The Dark Elf Trilogy by R.A.Salvatore.
Drow… where do I begin? A society based on chaos; chaos against other races and chaos against each other. The drow or, dark elves, are considered a cruel race to all other races in the Realms. Their cruel and almost sadistic way of life is ingeniously explained in detail by R. A. Salvatore. His ability to convey a sense of confliction and misguidance within each drow character is amazing. The description of the brutality of the dark lives of these creatures actually makes me cringe.

I thought it almost sad that a society, while imaginary, lived this way. Then, I realized some real societies possibly similar if not completely, truly exist in our world. But, when the character Drizzt Do’Urden is introduced into the story, my heart is truly stolen! While the ways of his siblings and other kin are literally beaten into the poor leading character, it was astonishing and tearful to see that he kept to his true beliefs. This is something that almost aligns many people in their way of life today. 

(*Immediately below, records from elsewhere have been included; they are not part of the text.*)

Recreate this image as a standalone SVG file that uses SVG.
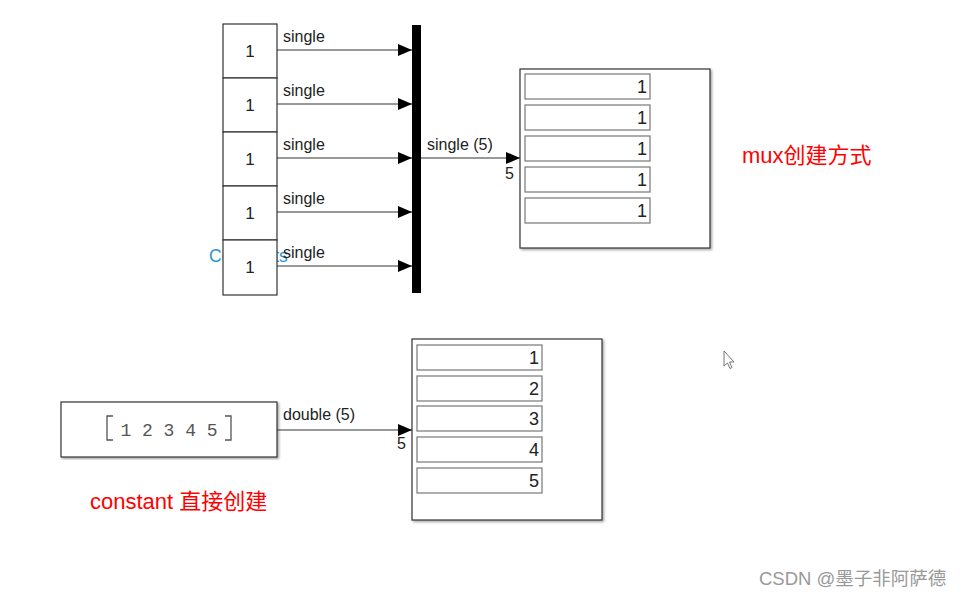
<svg xmlns="http://www.w3.org/2000/svg" width="966" height="598" viewBox="0 0 966 598">
<defs>
<marker id="arr" markerWidth="14" markerHeight="12" refX="14" refY="6" orient="auto" markerUnits="userSpaceOnUse">
<path d="M0,0 L14,6 L0,12 Z" fill="#000"/>
</marker>
<filter id="sh" x="-5%" y="-5%" width="110%" height="110%">
<feDropShadow dx="1.5" dy="1.5" stdDeviation="1" flood-color="#000" flood-opacity="0.35"/>
</filter>
</defs>
<style>
.blk{fill:#fff;stroke:#333;stroke-width:1.2}
.disp{fill:#fff;stroke:#333;stroke-width:1.2}
.fld{fill:#fff;stroke:#777;stroke-width:1.2}
.lbl{font-family:"Liberation Sans",Arial,sans-serif;font-size:16px;fill:#222}
.val{font-family:"Liberation Sans",Arial,sans-serif;font-size:18px;fill:#222;text-anchor:end}
.cv{font-family:"Liberation Sans",Arial,sans-serif;font-size:17px;fill:#222;text-anchor:middle}
.red{font-family:"Liberation Sans","Noto Sans CJK SC",sans-serif;font-size:22px;fill:#f00}
.ln{stroke:#333;stroke-width:1;fill:none;marker-end:url(#arr)}
</style>
<rect width="966" height="598" fill="#fff"/>

<text x="209" y="262" font-family="Liberation Sans,Arial,sans-serif" font-size="17.5" fill="#2a93d5">Constants</text>

<g id="const1"><rect class="blk" x="223" y="24" width="54" height="54"/><text class="cv" x="250" y="57">1</text></g>
<g id="const2"><rect class="blk" x="223" y="78" width="54" height="54"/><text class="cv" x="250" y="111">1</text></g>
<g id="const3"><rect class="blk" x="223" y="132" width="54" height="54"/><text class="cv" x="250" y="165">1</text></g>
<g id="const4"><rect class="blk" x="223" y="186" width="54" height="54"/><text class="cv" x="250" y="219">1</text></g>
<g id="const5"><rect class="blk" x="223" y="240" width="54" height="55"/><text class="cv" x="250" y="273">1</text></g>

<g id="mux"><rect x="412" y="25" width="9" height="268" fill="#000"/></g>

<g id="display1">
<rect class="disp" x="520" y="69" width="190" height="179" filter="url(#sh)"/>
<rect class="fld" x="525" y="74" width="125" height="25"/><text class="val" x="647" y="93">1</text>
<rect class="fld" x="525" y="105" width="125" height="25"/><text class="val" x="647" y="124">1</text>
<rect class="fld" x="525" y="136" width="125" height="25"/><text class="val" x="647" y="155">1</text>
<rect class="fld" x="525" y="167" width="125" height="25"/><text class="val" x="647" y="186">1</text>
<rect class="fld" x="525" y="198" width="125" height="25"/><text class="val" x="647" y="217">1</text>
</g>

<g id="constant">
<rect class="blk" x="61" y="402" width="216" height="55" filter="url(#sh)"/>
<text x="169" y="436" font-family="Liberation Mono,Courier New,monospace" font-size="18" fill="#555" text-anchor="middle">1 2 3 4 5</text>
<path d="M113,416 H107 V440 H113 M225,416 H231 V440 H225" fill="none" stroke="#555" stroke-width="1.3"/>
</g>

<g id="display2">
<rect class="disp" x="412" y="339" width="190" height="181" filter="url(#sh)"/>
<rect class="fld" x="417" y="345" width="125" height="25"/><text class="val" x="539" y="364">1</text>
<rect class="fld" x="417" y="376" width="125" height="25"/><text class="val" x="539" y="395">2</text>
<rect class="fld" x="417" y="406" width="125" height="25"/><text class="val" x="539" y="425">3</text>
<rect class="fld" x="417" y="437" width="125" height="25"/><text class="val" x="539" y="456">4</text>
<rect class="fld" x="417" y="468" width="125" height="25"/><text class="val" x="539" y="487">5</text>
</g>

<g id="connectors">
<line class="ln" x1="277" y1="50" x2="412" y2="50"/>
<line class="ln" x1="277" y1="104" x2="412" y2="104"/>
<line class="ln" x1="277" y1="158" x2="412" y2="158"/>
<line class="ln" x1="277" y1="212" x2="412" y2="212"/>
<line class="ln" x1="277" y1="266" x2="412" y2="266"/>
<line class="ln" x1="421" y1="158" x2="520" y2="158"/>
<line class="ln" x1="277" y1="430" x2="412" y2="430"/>
<text class="lbl" x="283" y="42">single</text>
<text class="lbl" x="283" y="96">single</text>
<text class="lbl" x="283" y="150">single</text>
<text class="lbl" x="283" y="204">single</text>
<text class="lbl" x="283" y="258">single</text>
<text class="lbl" x="427" y="150">single (5)</text>
<text class="lbl" x="505" y="179">5</text>
<text class="lbl" x="283" y="420">double (5)</text>
<text class="lbl" x="397" y="449">5</text>
</g>

<text class="red" x="742" y="163">mux创建方式</text>
<text class="red" x="90" y="509">constant 直接创建</text>

<path d="M724,351 V366 L727.5,363 L730,368.5 L732,367.5 L729.5,362 L734,362 Z" fill="#fff" stroke="#777" stroke-width="1"/>

<text x="759" y="585" font-family="Liberation Sans,'Noto Sans CJK SC',sans-serif" font-size="18.5" fill="#999">CSDN @墨子非阿萨德</text>
</svg>
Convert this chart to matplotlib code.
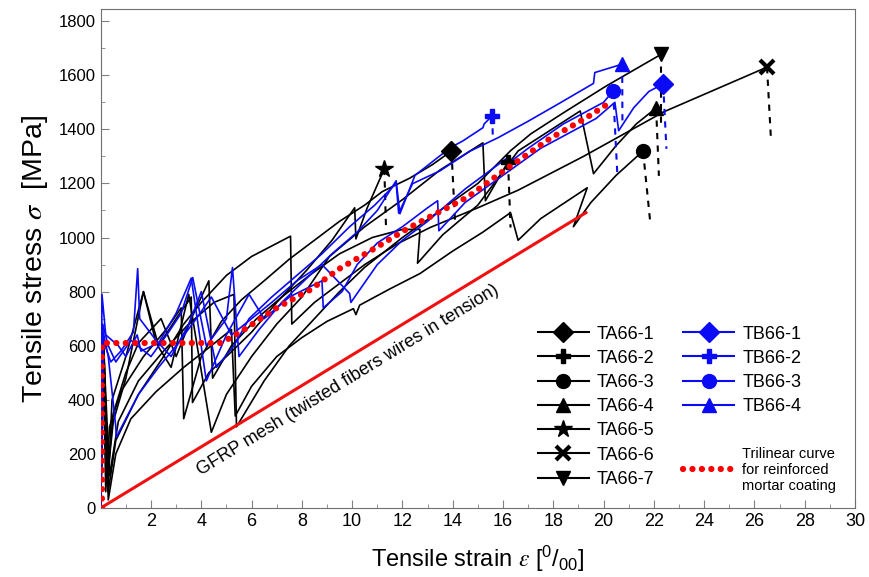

He mentions his fighting spirit and skill with his twin scimitar blades to be instilled by the Weapons Master, also father, Zaknafein. This review is broken into 5 parts: One of a prelude, three of each individual book of the trilogy, and then a final conclusion of my own personal accord. I find new respect for this book and author, R. A. Salvatore, whom I’ve never read work from before until now, and only wished I, had read it sooner. Thank you.